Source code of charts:
■ ■ ■ ■

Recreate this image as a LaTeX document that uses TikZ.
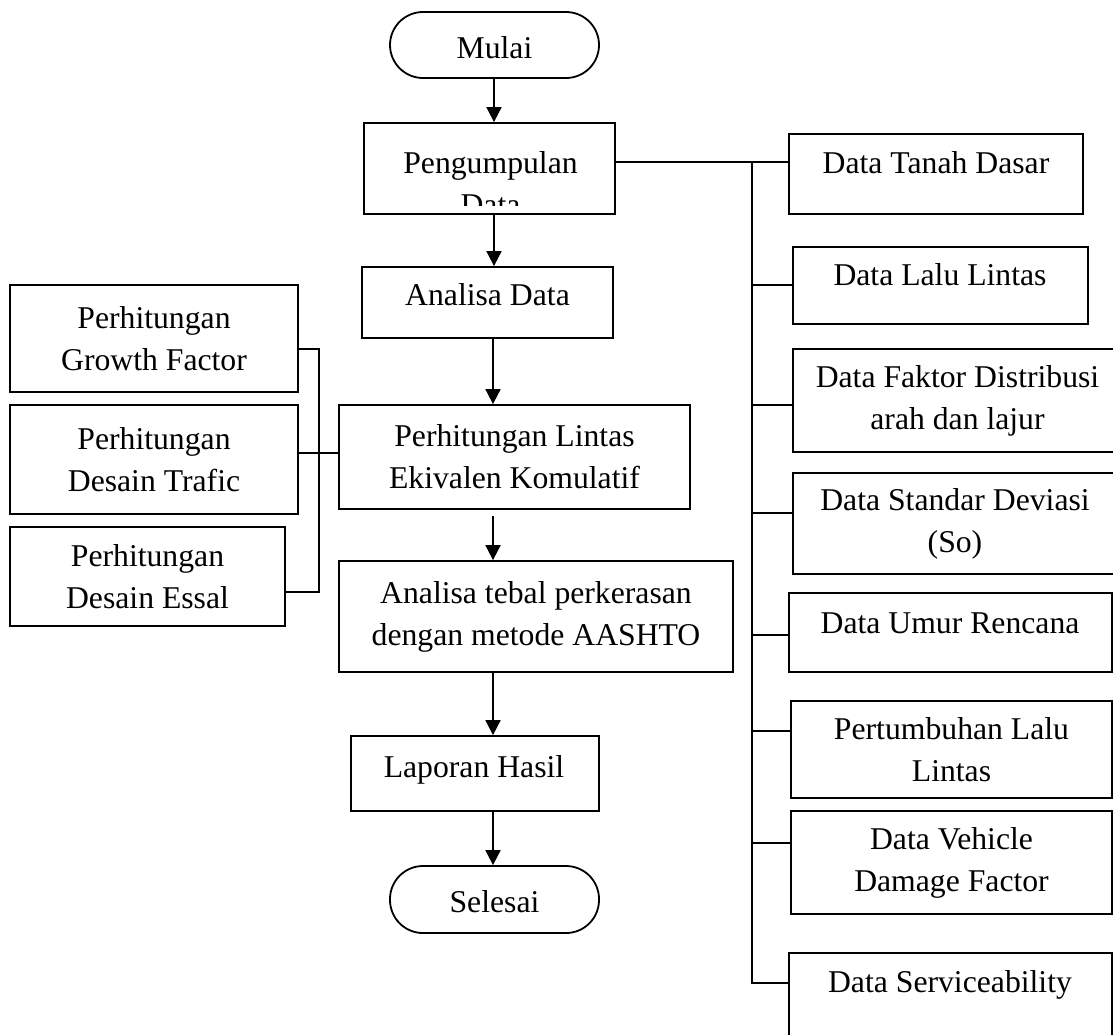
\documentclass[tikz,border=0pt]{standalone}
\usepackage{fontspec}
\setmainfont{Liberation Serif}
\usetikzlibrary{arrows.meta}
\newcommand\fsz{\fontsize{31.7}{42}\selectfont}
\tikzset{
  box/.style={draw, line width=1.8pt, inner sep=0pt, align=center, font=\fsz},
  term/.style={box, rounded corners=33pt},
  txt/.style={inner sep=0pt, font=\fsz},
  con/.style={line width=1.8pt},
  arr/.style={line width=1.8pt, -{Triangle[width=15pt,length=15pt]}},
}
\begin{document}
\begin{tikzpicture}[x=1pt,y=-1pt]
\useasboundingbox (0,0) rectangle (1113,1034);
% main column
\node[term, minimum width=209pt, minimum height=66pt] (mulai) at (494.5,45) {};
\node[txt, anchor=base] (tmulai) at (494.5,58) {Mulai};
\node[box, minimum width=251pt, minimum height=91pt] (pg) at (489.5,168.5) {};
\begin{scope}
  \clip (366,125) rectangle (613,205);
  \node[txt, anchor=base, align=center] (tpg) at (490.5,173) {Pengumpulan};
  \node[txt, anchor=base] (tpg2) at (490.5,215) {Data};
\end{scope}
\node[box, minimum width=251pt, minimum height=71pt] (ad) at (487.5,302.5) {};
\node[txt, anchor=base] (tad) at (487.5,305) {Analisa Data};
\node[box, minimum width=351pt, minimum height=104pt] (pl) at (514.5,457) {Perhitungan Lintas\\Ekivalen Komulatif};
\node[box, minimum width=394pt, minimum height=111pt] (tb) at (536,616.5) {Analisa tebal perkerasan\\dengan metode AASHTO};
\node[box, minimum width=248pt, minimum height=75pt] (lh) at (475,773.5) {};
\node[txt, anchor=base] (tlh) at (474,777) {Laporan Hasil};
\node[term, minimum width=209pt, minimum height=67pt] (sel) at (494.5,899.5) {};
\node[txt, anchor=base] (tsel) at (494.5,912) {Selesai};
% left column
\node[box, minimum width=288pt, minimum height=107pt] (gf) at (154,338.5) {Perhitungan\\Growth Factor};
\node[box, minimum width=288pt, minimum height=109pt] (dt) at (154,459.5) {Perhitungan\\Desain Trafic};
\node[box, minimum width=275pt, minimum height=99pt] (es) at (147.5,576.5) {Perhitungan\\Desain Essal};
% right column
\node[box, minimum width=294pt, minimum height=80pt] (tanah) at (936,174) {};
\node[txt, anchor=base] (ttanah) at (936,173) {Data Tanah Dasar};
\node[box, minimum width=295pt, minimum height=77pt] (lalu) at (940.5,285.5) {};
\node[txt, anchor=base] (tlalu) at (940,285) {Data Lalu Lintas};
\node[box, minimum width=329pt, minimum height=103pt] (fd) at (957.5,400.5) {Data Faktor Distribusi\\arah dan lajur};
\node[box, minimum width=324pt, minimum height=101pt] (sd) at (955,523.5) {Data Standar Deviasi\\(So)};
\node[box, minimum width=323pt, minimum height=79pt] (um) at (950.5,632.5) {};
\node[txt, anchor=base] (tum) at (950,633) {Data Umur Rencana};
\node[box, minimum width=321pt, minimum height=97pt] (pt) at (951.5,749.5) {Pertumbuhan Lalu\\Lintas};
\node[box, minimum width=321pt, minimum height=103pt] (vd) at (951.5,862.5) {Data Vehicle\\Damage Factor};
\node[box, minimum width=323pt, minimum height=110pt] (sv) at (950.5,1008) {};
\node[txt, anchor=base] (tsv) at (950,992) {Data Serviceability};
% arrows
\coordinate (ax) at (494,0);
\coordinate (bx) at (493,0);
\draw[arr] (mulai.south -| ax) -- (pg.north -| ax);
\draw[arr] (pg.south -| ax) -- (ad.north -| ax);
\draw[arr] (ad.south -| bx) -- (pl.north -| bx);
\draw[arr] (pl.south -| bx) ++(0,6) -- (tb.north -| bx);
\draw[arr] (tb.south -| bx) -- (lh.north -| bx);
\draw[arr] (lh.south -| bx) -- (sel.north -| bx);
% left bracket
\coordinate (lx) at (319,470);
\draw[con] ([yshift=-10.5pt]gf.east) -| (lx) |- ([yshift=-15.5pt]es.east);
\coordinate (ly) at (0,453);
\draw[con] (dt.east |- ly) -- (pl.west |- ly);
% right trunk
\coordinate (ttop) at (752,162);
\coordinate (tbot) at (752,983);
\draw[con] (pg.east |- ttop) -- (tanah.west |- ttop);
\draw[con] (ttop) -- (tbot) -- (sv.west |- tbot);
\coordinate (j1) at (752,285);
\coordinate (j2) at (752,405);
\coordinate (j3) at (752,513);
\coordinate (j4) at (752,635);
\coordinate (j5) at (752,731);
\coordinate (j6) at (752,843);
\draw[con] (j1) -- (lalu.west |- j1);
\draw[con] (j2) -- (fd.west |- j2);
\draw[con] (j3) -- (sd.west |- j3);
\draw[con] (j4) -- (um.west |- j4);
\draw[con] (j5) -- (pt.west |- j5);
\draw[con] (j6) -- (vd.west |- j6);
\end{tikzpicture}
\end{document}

■ ■ ■ ■

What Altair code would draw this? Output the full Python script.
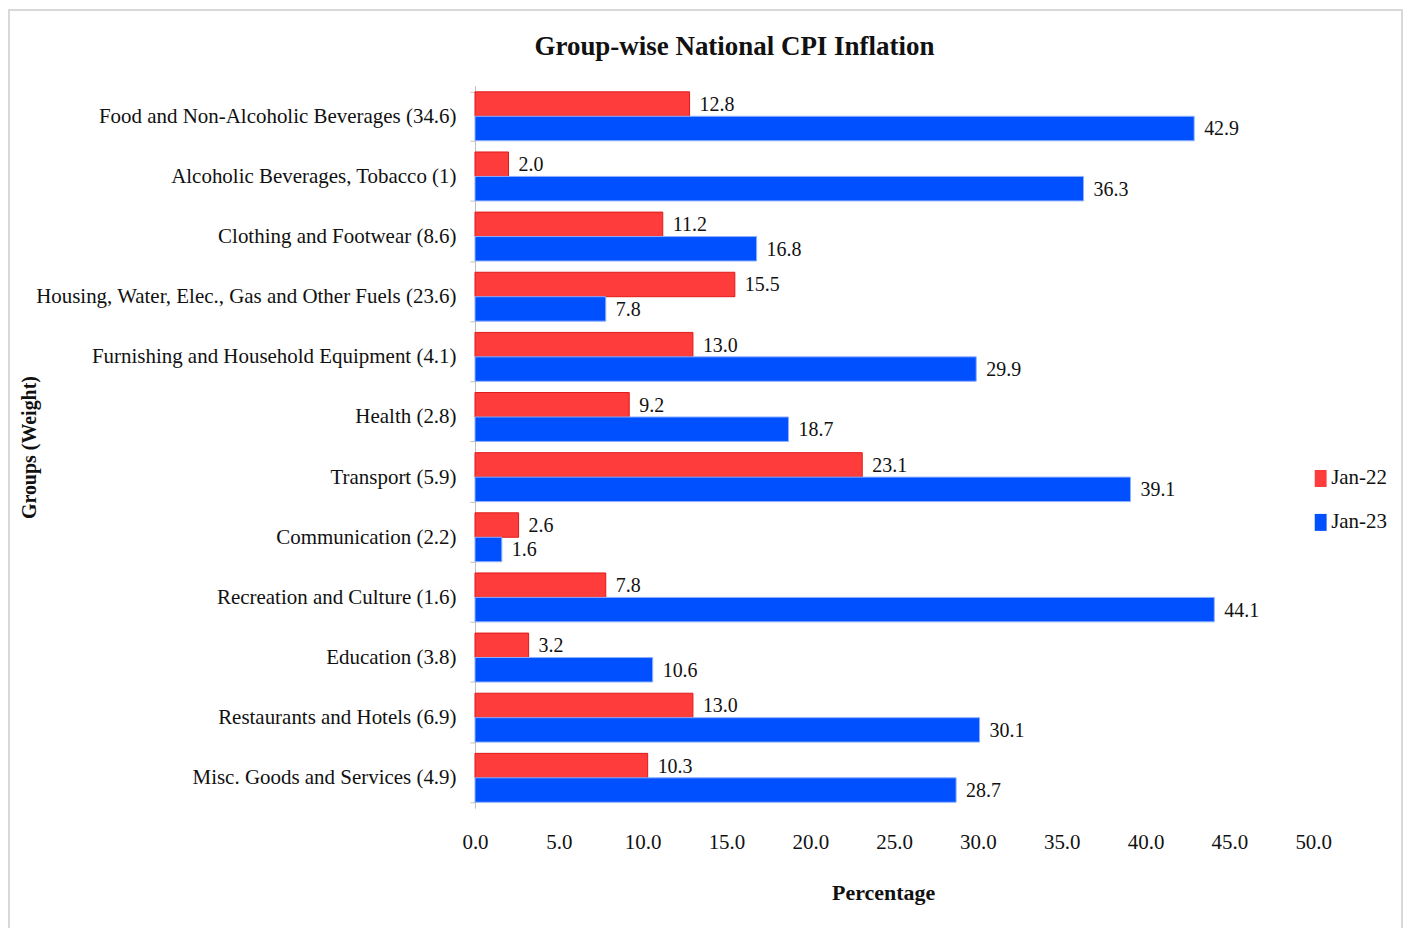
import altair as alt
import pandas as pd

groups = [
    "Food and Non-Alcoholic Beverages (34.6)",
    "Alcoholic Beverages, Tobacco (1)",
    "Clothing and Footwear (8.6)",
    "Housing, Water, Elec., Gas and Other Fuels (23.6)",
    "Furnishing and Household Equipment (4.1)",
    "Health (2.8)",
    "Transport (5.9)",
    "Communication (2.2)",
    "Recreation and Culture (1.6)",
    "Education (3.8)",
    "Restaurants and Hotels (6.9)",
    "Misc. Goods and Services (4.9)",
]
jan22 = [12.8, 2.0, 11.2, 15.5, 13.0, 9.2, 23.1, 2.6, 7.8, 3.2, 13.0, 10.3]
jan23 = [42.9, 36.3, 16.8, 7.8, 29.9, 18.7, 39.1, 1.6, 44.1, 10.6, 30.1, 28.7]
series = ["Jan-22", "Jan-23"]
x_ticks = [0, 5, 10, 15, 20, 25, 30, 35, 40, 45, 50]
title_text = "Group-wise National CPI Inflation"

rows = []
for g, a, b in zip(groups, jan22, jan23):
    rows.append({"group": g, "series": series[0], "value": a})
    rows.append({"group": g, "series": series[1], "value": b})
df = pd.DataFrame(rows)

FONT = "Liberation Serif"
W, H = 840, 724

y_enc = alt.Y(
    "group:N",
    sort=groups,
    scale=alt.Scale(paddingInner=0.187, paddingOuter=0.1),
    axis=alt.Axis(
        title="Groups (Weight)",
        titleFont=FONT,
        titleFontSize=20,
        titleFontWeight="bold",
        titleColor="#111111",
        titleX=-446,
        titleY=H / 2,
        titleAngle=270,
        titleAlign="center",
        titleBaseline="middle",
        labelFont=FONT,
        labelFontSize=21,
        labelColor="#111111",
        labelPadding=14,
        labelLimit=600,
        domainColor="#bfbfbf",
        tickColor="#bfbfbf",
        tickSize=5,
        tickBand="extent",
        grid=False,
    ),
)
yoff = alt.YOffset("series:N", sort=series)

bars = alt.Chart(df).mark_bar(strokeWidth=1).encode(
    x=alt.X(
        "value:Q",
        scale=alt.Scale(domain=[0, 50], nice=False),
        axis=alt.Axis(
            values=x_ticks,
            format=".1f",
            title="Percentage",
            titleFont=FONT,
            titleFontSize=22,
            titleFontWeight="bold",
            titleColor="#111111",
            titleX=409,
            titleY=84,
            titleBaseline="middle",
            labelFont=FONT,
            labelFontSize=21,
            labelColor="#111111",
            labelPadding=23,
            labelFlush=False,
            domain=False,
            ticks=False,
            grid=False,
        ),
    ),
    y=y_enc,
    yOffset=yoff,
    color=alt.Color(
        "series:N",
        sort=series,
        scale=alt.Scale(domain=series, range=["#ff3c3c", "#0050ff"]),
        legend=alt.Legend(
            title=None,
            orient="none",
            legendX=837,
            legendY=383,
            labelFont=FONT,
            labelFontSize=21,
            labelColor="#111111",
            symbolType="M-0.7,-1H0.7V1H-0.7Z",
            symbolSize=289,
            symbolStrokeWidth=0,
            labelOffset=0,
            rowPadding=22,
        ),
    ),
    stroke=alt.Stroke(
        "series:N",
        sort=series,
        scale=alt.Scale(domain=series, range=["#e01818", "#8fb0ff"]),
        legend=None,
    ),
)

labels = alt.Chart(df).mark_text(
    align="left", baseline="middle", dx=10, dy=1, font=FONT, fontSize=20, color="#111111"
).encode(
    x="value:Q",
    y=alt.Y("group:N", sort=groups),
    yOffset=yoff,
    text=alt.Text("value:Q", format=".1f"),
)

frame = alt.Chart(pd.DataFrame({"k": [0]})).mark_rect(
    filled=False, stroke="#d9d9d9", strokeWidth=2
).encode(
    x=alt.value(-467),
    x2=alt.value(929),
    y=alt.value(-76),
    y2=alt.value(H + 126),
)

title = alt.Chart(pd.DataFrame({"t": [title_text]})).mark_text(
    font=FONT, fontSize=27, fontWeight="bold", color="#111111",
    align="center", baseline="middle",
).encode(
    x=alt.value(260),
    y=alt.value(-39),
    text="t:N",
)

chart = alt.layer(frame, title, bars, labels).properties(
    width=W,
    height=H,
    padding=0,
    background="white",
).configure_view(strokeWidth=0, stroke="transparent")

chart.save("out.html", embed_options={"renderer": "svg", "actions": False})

■ ■ ■ ■

__Required work__
In the listing above, find the line with "What Altair code" and the line with "import pandas as pd". Copy exactly those lines and all between them, minus the images.

__Solution to the problem__
What Altair code would draw this? Output the full Python script.
import altair as alt
import pandas as pd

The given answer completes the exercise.